In the cinematic world of The Wandering Earth II, the super-intelligent AI "MOSS" navigates the impossible complexities of the universe with ease. While we aren't yet living in a sci-fi epic, a team of researchers from the Institute of Physics of the Chinese Academy of Sciences and Peking University has moved us one step closer to that level of control.

By using a sophisticated 78-qubit quantum processor named "Zhuangzi 2.0", the team has successfully mastered the "rhythm" of quantum systems — a feat that has long remained beyond the reach of the world's most powerful classical supercomputers. Their findings were published in the journal Nature on Wednesday.

The core of their discovery lies in a phenomenon known as "prethermalization". To understand this, imagine heating a block of ice. The ice doesn't immediately turn to water but lingers at 0 C despite constant heat as the energy breaks molecular bonds. Quantum systems exhibit a similar "plateau". When bombarded with external energy, qubits don't immediately collapse into chaos. Instead, they enter a brief, stable phase called prethermalization, where information is preserved and the system remains orderly.

The discovery of the "quantum plateau" is crucial for scientists because the greatest enemy of quantum computing is "heat" — the process where qubits lose their delicate information and become disorganized.

By applying a specific technique called Random Multipolar Driving, researchers learned how to adjust the "rhythm" and pattern of energy pulses sent into the chip to extend or shorten the stable phase — akin to assembling a complex puzzle whose pieces keep falling apart, where prethermalization acts as a temporary shield, and the technique provides a controllable window to complete calculations before collapsing into chaos.

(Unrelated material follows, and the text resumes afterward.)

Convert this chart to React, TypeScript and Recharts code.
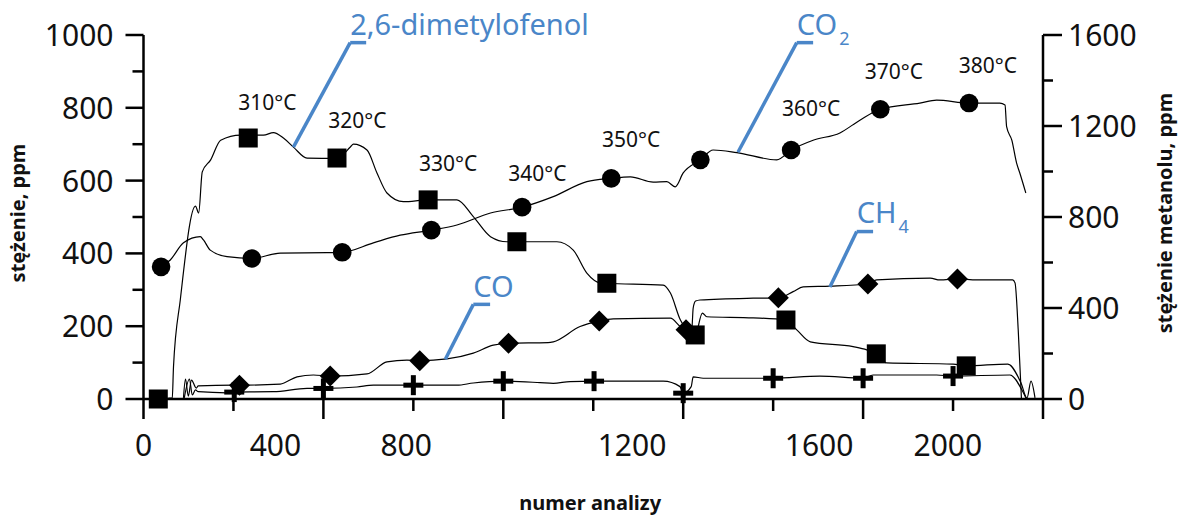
import { ComposedChart, Line, Scatter, XAxis, YAxis, ReferenceLine, ReferenceDot } from "recharts";

const BLUE = "#4a86c8";
const FONT = "'Noto Sans', sans-serif";

// numer analizy vs stężenie [ppm]
const dmpLine = [
  [37, 0], [72, 3], [75, 88], [92, 272], [130, 530], [138, 511], [147, 624], [168, 657], [193, 711],
  [243, 725], [300, 725], [325, 732], [350, 717], [375, 692], [409, 662], [484, 661], [518, 693],
  [525, 700], [559, 684], [584, 621], [609, 566], [650, 542], [712, 547], [784, 547], [825, 501],
  [868, 446], [909, 432], [934, 432], [1034, 432], [1075, 409], [1109, 346], [1143, 319], [1159, 318],
  [1300, 313], [1318, 291], [1343, 217], [1359, 190], [1380, 176], [1398, 236], [1409, 226],
  [1525, 223], [1607, 217], [1634, 190], [1668, 157], [1775, 144], [1809, 135], [1833, 124],
  [1859, 99], [2025, 96], [2058, 91], [2162, 96], [2195, 44], [2210, 3], [2220, 49], [2230, 3],
];
const dmpMarks = [[37, 0], [262, 717], [484, 662], [712, 547], [934, 432], [1159, 318], [1380, 176], [1607, 217], [1833, 124], [2058, 91]];

const co2Line = [
  [44, 363], [67, 382], [100, 429], [142, 446], [150, 437], [167, 409], [209, 391], [271, 386],
  [342, 401], [459, 402], [497, 403], [575, 429], [642, 450], [720, 464], [784, 478], [868, 511],
  [947, 527], [1025, 556], [1109, 597], [1170, 606], [1218, 610], [1275, 596], [1309, 597],
  [1330, 583], [1350, 621], [1393, 657], [1425, 684], [1484, 677], [1584, 657], [1620, 684],
  [1675, 711], [1742, 731], [1792, 766], [1843, 796], [1942, 813], [1984, 821], [2065, 813],
  [2142, 813], [2155, 808], [2159, 748], [2172, 711], [2184, 648], [2192, 621], [2207, 566],
];
const co2Marks = [[44, 363], [271, 386], [497, 403], [720, 464], [947, 527], [1170, 606], [1393, 657], [1620, 684], [1843, 796], [2065, 813]];

const ch4Line = [
  [100, 3], [105, 55], [112, 8], [120, 52], [132, 30], [137, 36], [225, 38], [240, 38], [342, 41],
  [384, 61], [425, 66], [467, 63], [559, 69], [609, 102], [659, 107], [691, 105], [759, 110],
  [825, 126], [875, 148], [913, 153], [1012, 155], [1025, 157], [1092, 199], [1140, 214],
  [1175, 220], [1318, 222], [1343, 199], [1357, 190], [1371, 183], [1375, 250], [1381, 269],
  [1392, 272], [1525, 277], [1588, 278], [1625, 295], [1650, 308], [1718, 310], [1812, 316],
  [1834, 327], [1968, 332], [1992, 327], [2036, 330], [2084, 327], [2174, 327], [2180, 319],
  [2188, 190], [2196, 3],
];
const ch4Marks = [[240, 38], [467, 63], [691, 105], [913, 153], [1140, 214], [1357, 190], [1588, 278], [1812, 316], [2036, 330]];

const coLine = [
  [102, 3], [115, 55], [122, 11], [130, 25], [137, 20], [209, 17], [227, 19], [325, 20], [409, 29],
  [450, 29], [534, 33], [575, 38], [675, 38], [784, 38], [825, 44], [900, 49], [992, 45],
  [1025, 43], [1067, 48], [1127, 49], [1300, 49], [1342, 34], [1350, 16], [1370, 34], [1375, 61],
  [1400, 57], [1575, 57], [1692, 63], [1800, 57], [1825, 66], [1984, 66], [2025, 63], [2167, 66],
  [2200, 19], [2207, 3],
];
const coMarks = [[227, 19], [450, 29], [675, 38], [900, 49], [1127, 49], [1350, 16], [1575, 57], [1800, 57], [2025, 63]];

const xTicks = [0, 225, 450, 675, 900, 1125, 1350, 1575, 1800, 2025, 2250];
const xLabelPos = [0, 330, 657, 1222, 1690, 2012];
const xLabels = ["0", "400", "800", "1200", "1600", "2000"];
const leftTicks = [0, 100, 200, 300, 400, 500, 600, 700, 800, 900, 1000];
const rightTicks = [0, 200, 400, 600, 800, 1000, 1200, 1400, 1600];
// corners of the secondary axes, so they get a domain of their own
const axisCorners = [[0, 0], [2250, 1600]];

const temps = [
  { t: "310°C", x: 310, y: 794 },
  { t: "320°C", x: 535, y: 744 },
  { t: "330°C", x: 762, y: 626 },
  { t: "340°C", x: 985, y: 599 },
  { t: "350°C", x: 1220, y: 692 },
  { t: "360°C", x: 1670, y: 778 },
  { t: "370°C", x: 1877, y: 879 },
  { t: "380°C", x: 2112, y: 895 },
];

const callouts = [
  { name: "2,6-dimetylofenol", sub: "", pts: [[375, 692], [517, 979], [557, 979]], tx: 517, ty: 1000 },
  { name: "CO", sub: "2", pts: [[1487, 678], [1634, 979], [1675, 979]], tx: 1634, ty: 1000 },
  { name: "CO", sub: "", pts: [[755, 109], [825, 260], [867, 260]], tx: 825, ty: 281 },
  { name: "CH", sub: "4", pts: [[1717, 308], [1784, 460], [1825, 460]], tx: 1784, ty: 483 },
];

const pts = (a: number[][]) => a.map(([x, y]) => ({ x, y }));

const XTick = (p: any) => {
  const major = Math.round(p.payload.value / 225) % 2 === 0;
  return <line x1={p.x} x2={p.x} y1={p.y} y2={p.y + (major ? 20 : 12)} stroke="#000" strokeWidth={2.5} />;
};

const LabTick = (p: any) => (
  <text x={p.x} y={p.y + 37} textAnchor="middle" fontSize={30} fontFamily={FONT} fill="#111">
    {xLabels[xLabelPos.indexOf(p.payload.value)]}
  </text>
);

const LeftTick = (p: any) => {
  const major = p.payload.value % 200 === 0;
  return (
    <g>
      <line x1={p.x - (major ? 18 : 11)} x2={p.x} y1={p.y} y2={p.y} stroke="#000" strokeWidth={2.5} />
      {major && (
        <text x={p.x - 30} y={p.y + 11} textAnchor="end" fontSize={30} fontFamily={FONT} fill="#111">
          {p.payload.value}
        </text>
      )}
    </g>
  );
};

const RightTick = (p: any) => {
  const major = p.payload.value % 400 === 0;
  return (
    <g>
      <line x1={p.x} x2={p.x + (major ? 19 : 10)} y1={p.y} y2={p.y} stroke="#000" strokeWidth={2.5} />
      {major && (
        <text x={p.x + 25} y={p.y + 11} textAnchor="start" fontSize={30} fontFamily={FONT} fill="#111">
          {p.payload.value}
        </text>
      )}
    </g>
  );
};

const square = (p: any) => <rect x={p.cx - 9.5} y={p.cy - 9.5} width={19} height={19} fill="#000" />;
const circle = (p: any) => <circle cx={p.cx} cy={p.cy} r={9.3} fill="#000" />;
const diamond = (p: any) => (
  <polygon points={`${p.cx},${p.cy - 10.5} ${p.cx + 10.5},${p.cy} ${p.cx},${p.cy + 10.5} ${p.cx - 10.5},${p.cy}`} fill="#000" />
);
const plus = (p: any) => (
  <g fill="#000">
    <rect x={p.cx - 10} y={p.cy - 2.5} width={20} height={5} />
    <rect x={p.cx - 2.5} y={p.cy - 10} width={5} height={20} />
  </g>
);
const nothing = () => <g />;

const series = [
  { line: dmpLine, marks: dmpMarks, shape: square },
  { line: co2Line, marks: co2Marks, shape: circle },
  { line: ch4Line, marks: ch4Marks, shape: diamond },
  { line: coLine, marks: coMarks, shape: plus },
];

export default function App() {
  return (
    <div style={{ position: "absolute", left: 0, top: 0, fontFamily: FONT }}>
      <ComposedChart width={1179} height={516} margin={{ top: 35, right: 0, bottom: 0, left: 0 }}>
        <XAxis
          type="number"
          dataKey="x"
          domain={[0, 2250]}
          ticks={xTicks}
          interval={0}
          height={20}
          tickLine={false}
          tickSize={0}
          tickMargin={0}
          axisLine={{ stroke: "#000", strokeWidth: 2.5 }}
          tick={XTick}
        />
        <XAxis
          xAxisId="lab"
          type="number"
          dataKey="x"
          domain={[0, 2250]}
          ticks={xLabelPos}
          interval={0}
          height={97}
          axisLine={false}
          tickLine={false}
          tickSize={0}
          tickMargin={0}
          tick={LabTick}
          label={{
            content: (p: any) => (
              <text x={p.viewBox.x + p.viewBox.width / 2 - 3} y={p.viewBox.y + 91} textAnchor="middle" fontSize={20} fontWeight="bold" fontFamily={FONT} fill="#111">
                numer analizy
              </text>
            ),
          }}
        />
        <YAxis
          yAxisId="left"
          type="number"
          dataKey="y"
          domain={[0, 1000]}
          ticks={leftTicks}
          interval={0}
          width={143.5}
          tickLine={false}
          tickSize={0}
          tickMargin={0}
          axisLine={{ stroke: "#000", strokeWidth: 2.5 }}
          tick={LeftTick}
          label={{
            content: (p: any) => {
              const cx = p.viewBox.x + 24.5;
              const cy = p.viewBox.y + p.viewBox.height / 2 - 4;
              return (
                <text x={cx} y={cy} transform={`rotate(-90 ${cx} ${cy})`} textAnchor="middle" fontSize={20} fontWeight="bold" fontFamily={FONT} fill="#111">
                  stężenie, ppm
                </text>
              );
            },
          }}
        />
        <YAxis
          yAxisId="right"
          orientation="right"
          type="number"
          dataKey="y"
          domain={[0, 1600]}
          ticks={rightTicks}
          interval={0}
          width={136}
          tickLine={false}
          tickSize={0}
          tickMargin={0}
          axisLine={{ stroke: "#000", strokeWidth: 2.5 }}
          tick={RightTick}
          label={{
            content: (p: any) => {
              const cx = p.viewBox.x + 129;
              const cy = p.viewBox.y + p.viewBox.height / 2 - 4;
              return (
                <text x={cx} y={cy} transform={`rotate(-90 ${cx} ${cy})`} textAnchor="middle" fontSize={20} fontWeight="bold" fontFamily={FONT} fill="#111">
                  stężenie metanolu, ppm
                </text>
              );
            },
          }}
        />

        <Scatter xAxisId="lab" yAxisId="right" data={pts(axisCorners)} dataKey="y" shape={nothing} isAnimationActive={false} />

        {series.map((s, i) => (
          <Line
            key={"l" + i}
            yAxisId="left"
            data={pts(s.line)}
            dataKey="y"
            type="monotone"
            stroke="#000"
            strokeWidth={1.2}
            dot={false}
            activeDot={false}
            isAnimationActive={false}
          />
        ))}
        {series.map((s, i) => (
          <Scatter key={"s" + i} yAxisId="left" data={pts(s.marks)} dataKey="y" shape={s.shape} isAnimationActive={false} />
        ))}

        {callouts.map((c, i) =>
          c.pts.slice(1).map((q, j) => (
            <ReferenceLine
              key={`c${i}-${j}`}
              yAxisId="left"
              segment={[{ x: c.pts[j][0], y: c.pts[j][1] }, { x: q[0], y: q[1] }]}
              stroke={BLUE}
              strokeWidth={3.5}
              ifOverflow="visible"
            />
          ))
        )}
        {callouts.map((c, i) => (
          <ReferenceDot
            key={"t" + i}
            yAxisId="left"
            x={c.tx}
            y={c.ty}
            r={0}
            fill="none"
            stroke="none"
            ifOverflow="visible"
            label={{
              content: (p: any) => (
                <text x={p.viewBox.x} y={p.viewBox.y} fontSize={29} fontFamily={FONT} fill={BLUE}>
                  {c.name}
                  {c.sub && (
                    <tspan dx={2} dy={10} fontSize={18}>
                      {c.sub}
                    </tspan>
                  )}
                </text>
              ),
            }}
          />
        ))}
        {temps.map((t, i) => (
          <ReferenceDot
            key={"d" + i}
            yAxisId="left"
            x={t.x}
            y={t.y}
            r={0}
            fill="none"
            stroke="none"
            ifOverflow="visible"
            label={{
              content: (p: any) => (
                <text x={p.viewBox.x} y={p.viewBox.y} textAnchor="middle" fontSize={21} fontFamily={FONT} fill="#111">
                  {t.t}
                </text>
              ),
            }}
          />
        ))}
      </ComposedChart>
    </div>
  );
}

The significance of this experiment extends far beyond the lab. While 78 qubits might seem small compared to the millions of bits in a smartphone, the complexity of their interactions is so vast that classical computers cannot accurately track them. As the quantum bits become entangled, the mathematical requirements for simulation grow exponentially, eventually hitting a wall that even the best silicon-based chips cannot climb.

Fan Heng, corresponding author of the study and a researcher at the Institute of Physics, emphasized the good performance of the "Zhuangzi 2.0" chip during the experiment. As a quantum system, the chip naturally manages these tasks, enabling scientists to observe complex dynamics in real-time.

"Achieving such a significant breakthrough cannot depend solely on stacking more bits; it necessitates systematic research throughout the entire process and collaborative efforts integrating experiments, numerical simulations, and theoretical analysis," he said, adding that this involves employing innovative scheme designs, developing specific techniques, and using appropriate chips.